Our recreational segment, which is Fitness and Bowling & Billiards, also contributed to the strong earnings growth in the quarter. I'll comment in a few minutes on the factors that drove their improved accounting performance. Our cash increased by $26 million from year end and net debt decreased by $22 million. Peter will comment, in his remarks on the key factors affecting the quarter's improved cash position, as well as highlight certain cash flow targets for the remainder of the year that will support our objective of generating positive cash flow in 2010. Although encouraged by our first quarter results, driven primarily by a return to a more normal first quarter relationship between wholesale and retail, Marine retail demand in the quarter remained at historically low levels.
Let me review the preliminary first quarter Marine industry data so that we are all level set. Fiberglass sterndrive in the inboard boat unit demand fell by 23%. This compares to a decline of 26% in the fourth quarter of 2009 and 44% in the first quarter of 2009. Outboard fiberglass boat retail unit demand fell 23% in the first quarter. This compares to a decline of 10% in the fourth quarter of 2009 and 39% in the first quarter of 2009. Aluminum product demand fell 16% in the quarter.
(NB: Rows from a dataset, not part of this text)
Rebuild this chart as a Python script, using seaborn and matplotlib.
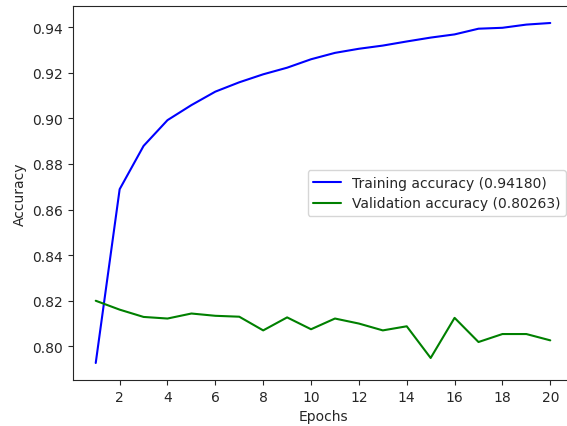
import matplotlib
matplotlib.use("Agg")
import matplotlib.pyplot as plt
import seaborn as sns
import pandas as pd

# Per-epoch accuracy history
epochs = list(range(1, 21))
train_acc = [0.7927, 0.8689, 0.8879, 0.8992, 0.9058, 0.9117, 0.9158, 0.9193,
             0.9222, 0.9259, 0.9287, 0.9305, 0.9319, 0.9337, 0.9354, 0.9368,
             0.9393, 0.9397, 0.9411, 0.94180]
val_acc = [0.8200, 0.8161, 0.8129, 0.8122, 0.8144, 0.8134, 0.8130, 0.8070,
           0.8127, 0.8075, 0.8122, 0.8100, 0.8070, 0.8088, 0.7949, 0.8125,
           0.8019, 0.8054, 0.8054, 0.80263]

sns.set_style("ticks")
plt.rcParams["font.family"] = ["DejaVu Sans"]

train_label = f"Training accuracy ({train_acc[-1]:.5f})"
val_label = f"Validation accuracy ({val_acc[-1]:.5f})"

df = pd.DataFrame({
    "Epochs": epochs * 2,
    "Accuracy": train_acc + val_acc,
    "series": [train_label] * len(epochs) + [val_label] * len(epochs),
})

fig = plt.figure(figsize=(5.67, 4.27), dpi=100)
# axes run slightly past the right edge of the canvas
ax = fig.add_axes([73 / 567, 1 - 381 / 427, 500 / 567, 374 / 427])

sns.lineplot(data=df, x="Epochs", y="Accuracy", hue="series",
             palette={train_label: "blue", val_label: "green"},
             linewidth=1.5, ax=ax)

ax.set_xticks(range(2, 21, 2))
ax.set_yticks([0.80, 0.82, 0.84, 0.86, 0.88, 0.90, 0.92, 0.94])
ax.set_yticklabels([f"{v:.2f}" for v in ax.get_yticks()])
ax.set_xlabel("Epochs")
ax.set_ylabel("Accuracy")
ax.spines["right"].set_visible(False)
ax.legend(loc="center right", title=None)

fig.savefig("out.png", dpi=100)
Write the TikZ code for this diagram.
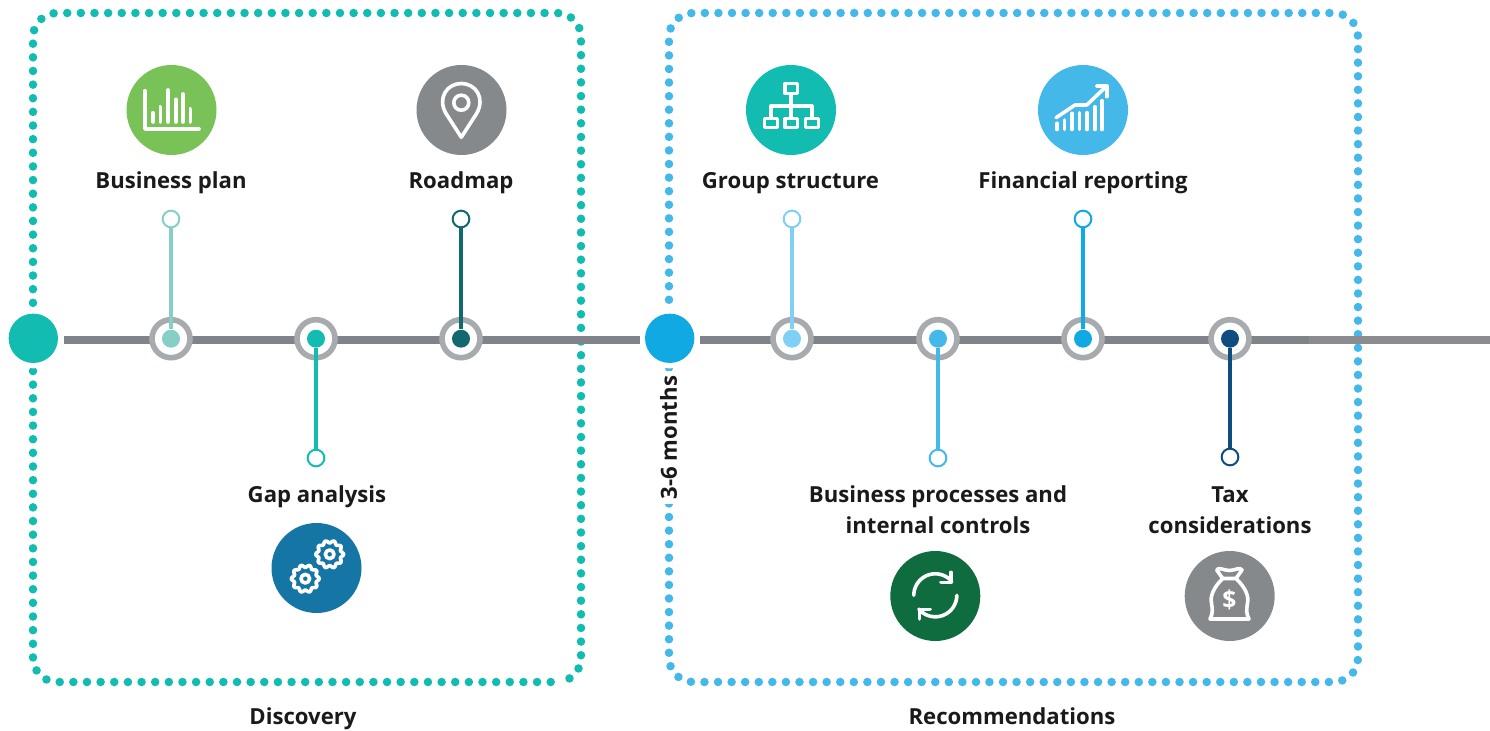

This compares to a decline of 20% in the fourth quarter of 2009 and 30% in the first quarter of 2009. After taking into account the different volumes represented in each of these segments, the first quarter preliminary total industry demand declined approximately 20%. However, there was a favorable monthly progression of retail demand occurring during the quarter. In the month of March, preliminary results show industry retail demand down about 13%.